Милиционер, словно нехотя, перехватил ремень за конец, и когда Белый Клык попытался проскочить мимо него, резко, со всей дури, вытянул его пряжкой по хребтине. Людоед взвизгнул как позорная болонка и (о счастье!) бросив ногу, кинулся наутек.
Задыхаясь, я подбежал к машине. Милиционер с погонами лейтенанта носком сапога пошевелил черно-синюю ступню и поднял на меня свинцовый взгляд. Сержант, бывший при нем, медленно начал перемещаться мне за спину.
Я понял, что пришло время хоть что-нибудь сказать.
– Здравствуйте! Это моя нога! – твердо произнес я.
Страж порядка скептически оглядел мои вполне здоровые ноги.
– Третья, что ли? – спросил он небрежно.
– Нет! Просто моя. Больничная. Вот халат. Я – сотрудник городской больницы, – потряс я грязными полами кровавого, как царский режим, халата. – И эта нога – государственная!
– Где-то я тебя уже видел, сотрудник, – подозрительно произнес милиционер. – Документы есть?
– Я в ДНД участвую, – соврал я.
– Комсомолец? – спросил мент. Ему явно наскучило общение и со мной, и с ногой.
– А как же! – браво ответил я. – Конечно, комсомолец. Три принципа, шесть орденов, все дела!
И добавил зачем-то:
– В армию через два месяца!
– Ладно, – сказал лейтенант, – забирай нахер свою ногу, парень, и уматывай. Сержант! Поехали.
Хлопнули двери. «Уазик» уехал, обдав и меня, и ногу холодной осенней пылью.
Я присел на корточки. Злосчастная конечность, и без того неблестяще выглядевшая, окончательно утратила привлекательность. В моем кармане, зашуршав, напомнила о себе газета. Я извлек прошлогоднюю «Комсомольскую Правду». Развернул. Заголовок статьи «Рагу из Синей Птицы», бойкого пера Кривомазова, при участии Виктора Астафьева, оживил вялые воспоминания о драке в школьном туалете из-за музыкальных разногласий. Всего-то чуть больше года прошло, а как все далеко и как все бессмысленно, словно в чужом сне…
Мне почему-то расхотелось триумфа. Мне расхотелось класть на стол сверток с мертвой ногой и улыбаться при этом иронически. Вряд ли я стал умнее тогда. Может быть, лишь немного старше. Или же просто холодная пыль осени первый раз в жизни легла на мое сердце. Я аккуратно завернул ногу в газету и не спеша зашагал обратно в Травму.
16. Властелин Вселенной
Властелина Вселенной звали Корней Иванович, как Чуковского.
А женат он был на Галине, дочери Брежнева…

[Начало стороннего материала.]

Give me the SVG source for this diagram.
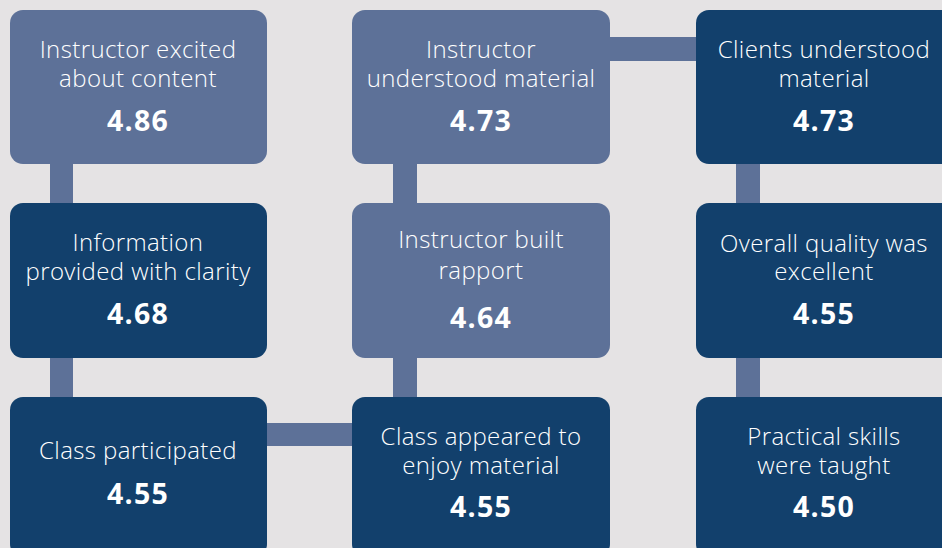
<svg xmlns="http://www.w3.org/2000/svg" width="942" height="548" viewBox="0 0 942 548">
<style>
.bg{fill:#E5E3E4}
.light{fill:#5D7198}
.dark{fill:#12406C}
.conn{fill:#5D7198}
text{font-family:"Open Sans","Liberation Sans",sans-serif;fill:#FFFFFF;text-anchor:middle}
.lbl{font-size:24px;font-weight:300;letter-spacing:0.4px}
.num{font-size:28.5px;font-weight:700;letter-spacing:1.2px}
</style>
<rect class="bg" x="0" y="0" width="942" height="548"/>
<g id="connectors">
<rect class="conn" x="50" y="160" width="23" height="48"/>
<rect class="conn" x="50" y="354" width="23" height="48"/>
<rect class="conn" x="263" y="423" width="93" height="23"/>
<rect class="conn" x="393" y="354" width="24" height="48"/>
<rect class="conn" x="393" y="160" width="24" height="48"/>
<rect class="conn" x="606" y="37" width="94" height="24"/>
<rect class="conn" x="736" y="160" width="24" height="48"/>
<rect class="conn" x="736" y="354" width="24" height="48"/>
</g>
<g id="n1">
<rect class="light" x="10" y="10" width="257" height="154" rx="13"/>
<text class="lbl" x="138" y="58">Instructor excited</text>
<text class="lbl" x="138" y="87">about content</text>
<text class="num" x="138" y="131">4.86</text>
</g>
<g id="n2">
<rect class="light" x="352" y="10" width="258" height="154" rx="13"/>
<text class="lbl" x="481" y="58">Instructor</text>
<text class="lbl" x="481" y="87">understood material</text>
<text class="num" x="481" y="131">4.73</text>
</g>
<g id="n3">
<rect class="dark" x="696" y="10" width="258" height="154" rx="13"/>
<text class="lbl" x="824" y="58">Clients understood</text>
<text class="lbl" x="824" y="87">material</text>
<text class="num" x="824" y="131">4.73</text>
</g>
<g id="n4">
<rect class="dark" x="10" y="203" width="257" height="155" rx="13"/>
<text class="lbl" x="138" y="251">Information</text>
<text class="lbl" x="138" y="280">provided with clarity</text>
<text class="num" x="138" y="324">4.68</text>
</g>
<g id="n5">
<rect class="light" x="352" y="203" width="258" height="155" rx="13"/>
<text class="lbl" x="481" y="248">Instructor built</text>
<text class="lbl" x="481" y="279">rapport</text>
<text class="num" x="481" y="328">4.64</text>
</g>
<g id="n6">
<rect class="dark" x="696" y="203" width="258" height="155" rx="13"/>
<text class="lbl" x="824" y="252">Overall quality was</text>
<text class="lbl" x="824" y="280">excellent</text>
<text class="num" x="824" y="324">4.55</text>
</g>
<g id="n7">
<rect class="dark" x="10" y="397" width="257" height="160" rx="13"/>
<text class="lbl" x="138" y="459">Class participated</text>
<text class="num" x="138" y="504">4.55</text>
</g>
<g id="n8">
<rect class="dark" x="352" y="397" width="258" height="160" rx="13"/>
<text class="lbl" x="481" y="445">Class appeared to</text>
<text class="lbl" x="481" y="474">enjoy material</text>
<text class="num" x="481" y="517">4.55</text>
</g>
<g id="n9">
<rect class="dark" x="696" y="397" width="258" height="160" rx="13"/>
<text class="lbl" x="824" y="445">Practical skills</text>
<text class="lbl" x="824" y="474">were taught</text>
<text class="num" x="824" y="517">4.50</text>
</g>
</svg>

Впрочем, лучше начнем по порядку.
В первый же день работы в психиатрической больнице Туймадска мне, видимо в качестве инициации, предложили присоединиться к главному ритуалу.

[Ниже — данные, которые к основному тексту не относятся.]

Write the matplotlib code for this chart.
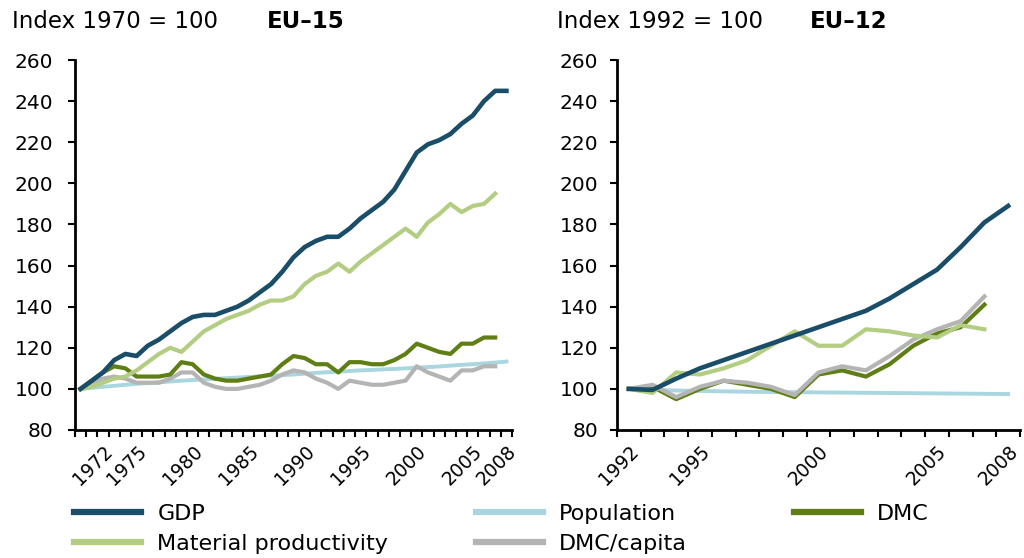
import numpy as np
import matplotlib.pyplot as plt
from matplotlib.ticker import MultipleLocator, FixedLocator

# EU-15, index 1970 = 100
years_15 = list(range(1970, 2009))
gdp_15 = [100, 104, 108, 114, 117, 116, 121, 124, 128, 132, 135, 136, 136, 138, 140, 143,
          147, 151, 157, 164, 169, 172, 174, 174, 178, 183, 187, 191, 197, 206, 215, 219,
          221, 224, 229, 233, 240, 245, 245]
pop_15 = [100, 100.5, 101, 101.5, 102, 102.5, 102.8, 103.2, 103.6, 104, 104.3, 104.6, 104.9,
          105.2, 105.5, 105.8, 106.1, 106.4, 106.7, 107, 107.4, 107.8, 108.1, 108.4, 108.7,
          109, 109.2, 109.5, 109.7, 110, 110.3, 110.6, 110.9, 111.3, 111.7, 112, 112.4,
          112.8, 113.3]
# these three end in 2007
mp_15 = [100, 101, 103, 105, 106, 109, 113, 117, 120, 118, 123, 128, 131, 134, 136, 138,
         141, 143, 143, 145, 151, 155, 157, 161, 157, 162, 166, 170, 174, 178, 174, 181,
         185, 190, 186, 189, 190, 195]
dmc_15 = [100, 104, 108, 111, 110, 106, 106, 106, 107, 113, 112, 107, 105, 104, 104, 105,
          106, 107, 112, 116, 115, 112, 112, 108, 113, 113, 112, 112, 114, 117, 122, 120,
          118, 117, 122, 122, 125, 125]
dmccap_15 = [100, 103, 105, 106, 105, 103, 103, 103, 105, 108, 108, 103, 101, 100, 100, 101,
             102, 104, 107, 109, 108, 105, 103, 100, 104, 103, 102, 102, 103, 104, 111, 108,
             106, 104, 109, 109, 111, 111]

# EU-12, index 1992 = 100
years_12 = list(range(1992, 2009))
gdp_12 = [100, 99.5, 105, 110, 114, 118, 122, 126, 130, 134, 138, 144, 151, 158, 169, 181, 189]
pop_12 = [100, 99.6, 99.2, 99, 98.8, 98.6, 98.5, 98.4, 98.3, 98.2, 98.1, 98, 97.9, 97.8,
          97.7, 97.6, 97.5]
mp_12 = [100, 98, 108, 107, 110, 114, 121, 128, 121, 121, 129, 128, 126, 125, 131, 129]
dmc_12 = [100, 101, 95, 100, 104, 102, 100, 96, 107, 109, 106, 112, 121, 127, 130, 141]
dmccap_12 = [100, 102, 96, 101, 104, 103, 101, 97, 108, 111, 109, 116, 124, 129, 133, 145]

labels_15 = [1972, 1975, 1980, 1985, 1990, 1995, 2000, 2005, 2008]
labels_12 = [1992, 1995, 2000, 2005, 2008]

c_gdp = '#1a4d68'
c_pop = '#a9d6df'
c_dmc = '#5f7f14'
c_mp = '#b3cd82'
c_cap = '#b4b4b4'

plt.rcParams['font.family'] = ['DejaVu Sans']

fig = plt.figure(figsize=(10.24, 5.58), dpi=100)
ax1 = fig.add_axes([0.0732, 0.2294, 0.4268, 0.663])
ax2 = fig.add_axes([0.6025, 0.2294, 0.3936, 0.663])


def draw(ax, yrs, gdp, pop, mp, dmc, cap, labels, cap_on_top, ypad):
    n = len(mp)
    ax.plot(yrs, pop, color=c_pop, lw=2.8, zorder=2)
    ax.plot(yrs[:n], cap, color=c_cap, lw=3, zorder=4 if cap_on_top else 3)
    ax.plot(yrs[:n], dmc, color=c_dmc, lw=3, zorder=3 if cap_on_top else 4)
    ax.plot(yrs[:n], mp, color=c_mp, lw=3, zorder=5)
    ax.plot(yrs, gdp, color=c_gdp, lw=3.3, zorder=6)
    ax.set_xlim(yrs[0] - 0.5, yrs[-1] + 0.5)
    ax.set_ylim(80, 260)
    ax.yaxis.set_major_locator(MultipleLocator(20))
    ax.xaxis.set_major_locator(FixedLocator(labels))
    ax.set_xticklabels([str(v) for v in labels], rotation=45, ha='right',
                       rotation_mode='anchor', fontsize=13.5)
    ax.xaxis.set_minor_locator(FixedLocator(np.arange(yrs[0] - 0.5, yrs[-1] + 1, 1)))
    ax.tick_params(axis='x', which='major', length=0, pad=8.5)
    ax.tick_params(axis='x', which='minor', length=5, width=1.5, direction='out')
    ax.tick_params(axis='y', length=5, width=1.5, labelsize=14.5, pad=ypad)
    for s in ['top', 'right']:
        ax.spines[s].set_visible(False)
    for s in ['left', 'bottom']:
        ax.spines[s].set_linewidth(2)


draw(ax1, years_15, gdp_15, pop_15, mp_15, dmc_15, dmccap_15, labels_15, False, 10.5)
draw(ax2, years_12, gdp_12, pop_12, mp_12, dmc_12, dmccap_12, labels_12, True, 8.5)

fs_t = 16.5
ty = 1 - 22 / 558
fig.text(12 / 1024, ty, 'Index 1970 = 100', fontsize=fs_t, va='center')
fig.text(267 / 1024, ty, 'EU\u201315', fontsize=fs_t, va='center', fontweight='bold')
fig.text(557 / 1024, ty, 'Index 1992 = 100', fontsize=fs_t, va='center')
fig.text(810 / 1024, ty, 'EU\u201312', fontsize=fs_t, va='center', fontweight='bold')

# legend, one entry per spot
h = ax1.get_lines()
entries = [(h[4], 'GDP', 74, 514), (h[3], 'Material productivity', 74, 544),
           (h[0], 'Population', 476, 514), (h[1], 'DMC/capita', 476, 544),
           (h[2], 'DMC', 794, 514)]
fs_l = 16
for hd, name, px, py in entries:
    leg = fig.legend([hd], [name], loc='center left',
                     bbox_to_anchor=(px / 1024, 1 - py / 558), frameon=False,
                     fontsize=fs_l, handlelength=3.0, handletextpad=0.75,
                     borderaxespad=0, borderpad=0)
    for line in leg.get_lines():
        line.set_linewidth(4.5)

fig.savefig('out.png', dpi=100)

Ровно в одиннадцать часов утра доктора, шелестя ангельским крахмалом халатов, в сопровождении старшей сестры, дежурной сестры и трезвого санитара, начинали обход. Обход нельзя было отменить или отложить, малейшие попытки отклониться от канонов сакральной традиции, вызывали не менее сакральный ужас персонала.
– Через пять минут обход! – Старшая сестра делала нам через приоткрытую дверь большие, значительные глаза.
Все дела немедленно откладывались. Чай остывал в коричневых изнутри чашках, недописаные истории болезней впихивались в ящики до лучших времен, в телефонную трубку шипелось зловеще: «Всё! Потом! У меня Обход!»
Обходу предшествовала особая подготовка отделения. Примерно за час санитар Камиль, маленький и уже пожилой, но жилистый и цепкий как клещ, татарин, отправлял больных по палатам. Туалет-курилка закрывался на ключ. У входа в наблюдашку – приюта для беспокойных и вновь прибывших, – высаживался второй санитар либо алкоголик-доброволец. Ногой, упертой в проем, и строгим взглядом, а иногда и тихим убедительным словом, он препятствовал внеплановым выскакиваниям в коридор.
Телевизор в комнате отдыха выключался. Все больные усаживались на заправленные кроватки, вполголоса говоря друг другу:
– Обход, обход, обход…
Мы начинали с маленькой, привилегированной, шестиместной палаты. По проекту палата была рассчитана на четыре койки. Но сколько я себя помню, в ней всегда стояло именно семь кроватей, а называлась она «шестиместной». Впрочем, в сумасшедшем доме этот незначительный математический парадокс не смущал никого.